Линнет рассмеялась. Ее смех… он был куда более обольстительным, чем эта ее отработанная улыбка. Грудной и нежный, как теплый бренди с медом.
– Он не шутит, – буркнул Пирс, сделав еще один глоток, чтобы укрепить свой дух против ее смеха.
– А я слышала, что вы известный врач, – сказала Линнет.
– Я хорош, когда нужно определить, что не так с человеком. Беда в том, что лучше всего это делать, когда человек уже мертв. Себастьян же, как хирург, имеет дело с живыми людьми и предпочитает, чтобы они оставались таковыми.
Линнет одарила Себастьяна очередной улыбкой, и Пирс удивился, как бедняга не плюхнулся на колени.
– Приятно сознавать, что вы будете рядом, если мне вдруг понадобится хирургическое вмешательство, – проворковала она.
– О да. Если вы пожелаете, чтобы вам отрезали ногу, никто лучше, чем он, с этим не справится, – сказал Пирс.
– Это было бы преступлением, – сказал Себастьян.
Проклятие, Пирс начал испытывать чувство вины. Себастьян не представляет, какая искусительница повисла у него на руке. Она разобьет ему сердце, если продолжит в том же духе.

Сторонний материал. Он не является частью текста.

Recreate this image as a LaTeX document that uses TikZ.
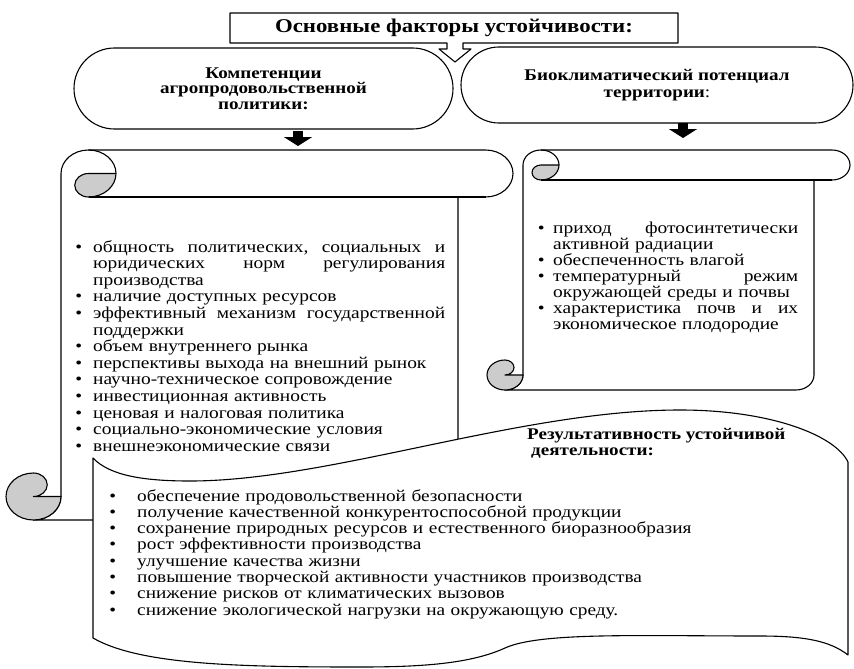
\documentclass[tikz,border=0pt]{standalone}
\usepackage{fontspec}
\setmainfont{Liberation Serif}[FakeStretch=1.17]
\usetikzlibrary{arrows.meta}

\definecolor{curlgray}{RGB}{204,204,204}

\newcommand{\titlefont}{\fontsize{19.5}{22}\selectfont\bfseries}
\newcommand{\headfont}{\fontsize{16.3}{15.5}\selectfont\bfseries}
\newcommand{\listfont}{\fontsize{16.6}{16.6}\selectfont}
\newcommand{\bioListfont}{\fontsize{16.6}{16}\selectfont}
\newcommand{\resListfont}{\fontsize{16.5}{16.3}\selectfont}
\newcommand{\bul}[1]{\leavevmode\llap{\textbullet\hspace{#1}}}
\newcommand{\jline}[2]{\leavevmode\hbox to #1{#2}} % justified line, words split by \hfill

\tikzset{
  outline/.style={draw=black, line width=1.1pt, line join=round},
  curl/.style={outline, fill=curlgray},
  terminal/.style={outline, fill=white, rectangle, align=center, inner sep=0pt, font=\headfont},
  blockarrow/.style={line width=10pt, -{Triangle[width=28pt,length=9pt]}},
  listtext/.style={anchor=base west, inner sep=0pt, align=left}
}

% vertical scroll: left, top, right, bottom, roll width, roll height
\newcommand{\vertscroll}[6]{%
  \pgfmathsetmacro{\scL}{#1}\pgfmathsetmacro{\scT}{#2}%
  \pgfmathsetmacro{\scR}{#3}\pgfmathsetmacro{\scB}{#4}%
  \pgfmathsetmacro{\scA}{#5}\pgfmathsetmacro{\scC}{#6}%
  \pgfmathsetmacro{\scAh}{\scA/2}\pgfmathsetmacro{\scCh}{\scC/2}%
  \pgfmathsetmacro{\scAq}{\scA/4}\pgfmathsetmacro{\scCq}{\scC/4}%
  \draw[outline, fill=white] (\scL+\scAh,\scB)
      arc[start angle=90, end angle=0, x radius=\scAh, y radius=\scCh]
      -- (\scL+\scA,\scT+\scCh)
      arc[start angle=180, end angle=270, x radius=\scAh, y radius=\scCh]
      -- (\scR-\scAh,\scT)
      arc[start angle=270, end angle=450, x radius=\scAh, y radius=\scCh]
      -- (\scR-\scA,\scT+\scC) -- (\scR-\scA,\scB-\scCh)
      arc[start angle=0, end angle=90, x radius=\scAh, y radius=\scCh]
      -- cycle;
  \draw[curl] (\scL+\scA+\scAh,\scT+\scCh) % top curl
      arc[start angle=270, end angle=90, x radius=\scAq, y radius=\scCq]
      arc[start angle=90, end angle=0, x radius=\scAh, y radius=\scCh]
      -- cycle;
  \draw[outline] (\scL+\scA+\scAh,\scT)
      arc[start angle=270, end angle=360, x radius=\scAh, y radius=\scCh];
  \draw[outline] (\scL+\scA+\scAh,\scT+\scC) -- (\scR-\scAh,\scT+\scC);
  \draw[curl] (\scL+\scAh,\scB-\scCh) -- (\scL+\scA,\scB-\scCh) % bottom curl
      arc[start angle=0, end angle=270, x radius=\scAh, y radius=\scCh]
      arc[start angle=270, end angle=450, x radius=\scAq, y radius=\scCq]
      -- cycle;
}

\begin{document}
\begin{tikzpicture}[x=1pt, y=1pt, yscale=-1]  % units of pixels, y down
    \useasboundingbox (0,0) rectangle (854,669);

    \vertscroll{6}{150}{513}{520}{55}{47}
    \vertscroll{487}{150}{850}{390}{36}{30}

    \node[terminal, rounded corners=40.5pt, minimum width=379pt, minimum height=81pt]
        (komp) at (263.5,88.5) {Компетенции\\агропродовольственной\\политики:};
    \node[terminal, rounded corners=38pt, minimum width=392pt, minimum height=76pt]
        (bio) at (657,85) {Биоклиматический потенциал\\[1.5pt]территории{\mdseries:}};

    % title box with its hollow arrow
    \draw[outline, fill=white] (230,13) -- (678,13) -- (678,43) -- (463,43) -- (463,49)
        -- (471,49) -- (455,62) -- (439,49) -- (447,49) -- (447,43) -- (230,43) -- cycle;
    \node[font=\titlefont, inner sep=0pt] (title) at (454,28) {Основные факторы устойчивости:};

    \coordinate (kompArrow) at (298,131);
    \coordinate (kompScroll) at (298,146);
    \coordinate (bioArrow) at (683,123);
    \coordinate (bioScroll) at (683,138);
    \draw[blockarrow] (kompArrow) -- (kompScroll);
    \draw[blockarrow] (bioArrow) -- (bioScroll);

    % wave banner, drawn over the left scroll
    \draw[outline, fill=white] (93,458)
        .. controls (110,476) and (145,481) .. (190,481)
        .. controls (330,481) and (520,410) .. (680,410)
        .. controls (770,410) and (835,435) .. (848,462)
        -- (848,655)
        .. controls (830,641) and (805,636) .. (760,636)
        .. controls (640,636) and (540,632) .. (505,648)
        .. controls (470,664) and (420,667) .. (360,667)
        .. controls (240,667) and (140,665) .. (93,638)
        -- cycle;

    \node[listtext, text width=352pt, font=\listfont] (kompList) at (93,252) {%
        \bul{11pt}\jline{352pt}{общность\hfill политических,\hfill социальных\hfill и}\\
        \jline{352pt}{юридических\hfill норм\hfill регулирования}\\
        производства\\
        \bul{11pt}наличие доступных ресурсов\\
        \bul{11pt}\jline{352pt}{эффективный\hfill механизм\hfill государственной}\\
        поддержки\\
        \bul{11pt}объем внутреннего рынка\\
        \bul{11pt}перспективы выхода на внешний рынок\\
        \bul{11pt}научно-техническое сопровождение\\
        \bul{11pt}инвестиционная активность\\
        \bul{11pt}ценовая и налоговая политика\\
        \bul{11pt}социально-экономические условия\\
        \bul{11pt}внешнеэкономические связи};

    \node[listtext, text width=245pt, font=\bioListfont] (bioList) at (553,233) {%
        \bul{8.5pt}\jline{245pt}{приход\hfill фотосинтетически}\\
        активной радиации\\
        \bul{8.5pt}обеспеченность влагой\\
        \bul{8.5pt}\jline{245pt}{температурный\hfill режим}\\
        окружающей среды и почвы\\
        \bul{8.5pt}\jline{245pt}{характеристика\hfill почв\hfill и\hfill их}\\
        экономическое плодородие};

    \node[listtext, font=\headfont] (res) at (527,455)
        {Результативность устойчивой\\\hspace*{4pt}деятельности:};

    \node[listtext, text width=660pt, font=\resListfont] (resList) at (137,501) {%
        \bul{21pt}обеспечение продовольственной безопасности\\
        \bul{21pt}получение качественной конкурентоспособной продукции\\
        \bul{21pt}сохранение природных ресурсов и естественного биоразнообразия\\
        \bul{21pt}рост эффективности производства\\
        \bul{21pt}улучшение качества жизни\\
        \bul{21pt}повышение творческой активности участников производства\\
        \bul{21pt}снижение рисков от климатических вызовов\\
        \bul{21pt}снижение экологической нагрузки на окружающую среду.};
\end{tikzpicture}
\end{document}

– Прекратите, – сказал он Линнет.
Она одарила его своей коронной улыбкой.
– И никогда больше не улыбайтесь мне подобным образом, – приказал он. – Меня может стошнить, и, учитывая, что ваши туфли расшиты жемчугом – какая бессмысленная трата денег! – желудочная кислота не пойдет им на пользу.
Себастьян нахмурился.
– Таково твое представление о приличном поведении, кузен? Если так, то ты даже хуже, чем мне казалось. Мисс Тринн – деликатный цветок, с которым нужно обращаться со всем уважением. А ты предлагаешь отрезать ее ноги и говоришь, что тебя стошнит на ее туфли.
Пирс выгнул бровь, глядя на Линнет. Она вздохнула и потрепала Себастьяна по руке.
– Извините, – сказала она. – Его милость совершенно справедливо заметил, что я так же привержена кокетству, как он его не переваривает.
– Неплохо, – сказал Пирс с искренним одобрением. – Будь я проклят, если вы не одна из самых языкастых особ, которых я знаю. Особенно если учесть доспехи, которые вы носите.
– Вы имеете в виду улыбку? – поинтересовалась она. – Я нахожу ее очень полезной. Вам следует взять ее на вооружение.
Себастьян помрачнел. Похоже, до него начало доходить, что Линнет не такое деликатное создание, как ему казалось.
– Ты не в ее весовой категории, – сказал Пирс. – Она настоящий мастер. Неудивительно, что весь Лондон думает, будто она покорила принца.
– Это у нас семейное, – призналась Линнет, смутившись на мгновение. – Я предпочла бы узнать больше о вашей хирургической практике, – обратилась она к Себастьяну. – Вы говорили, что трудно избежать заражения. Какие средства вы пробовали?
Пирс часто думал, что его кузен болван, но никогда не недооценивал его познания в хирургии. Себастьян был лучшим хирургом из всех, кого он знал, сосредоточенный, целеустремленный, с необыкновенно проворными и искусными пальцами.
– Если бы не опасность заражения, – говорил тем временем Себастьян, – возможности хирургического вмешательства возросли бы настолько, что даже трудно вообразить.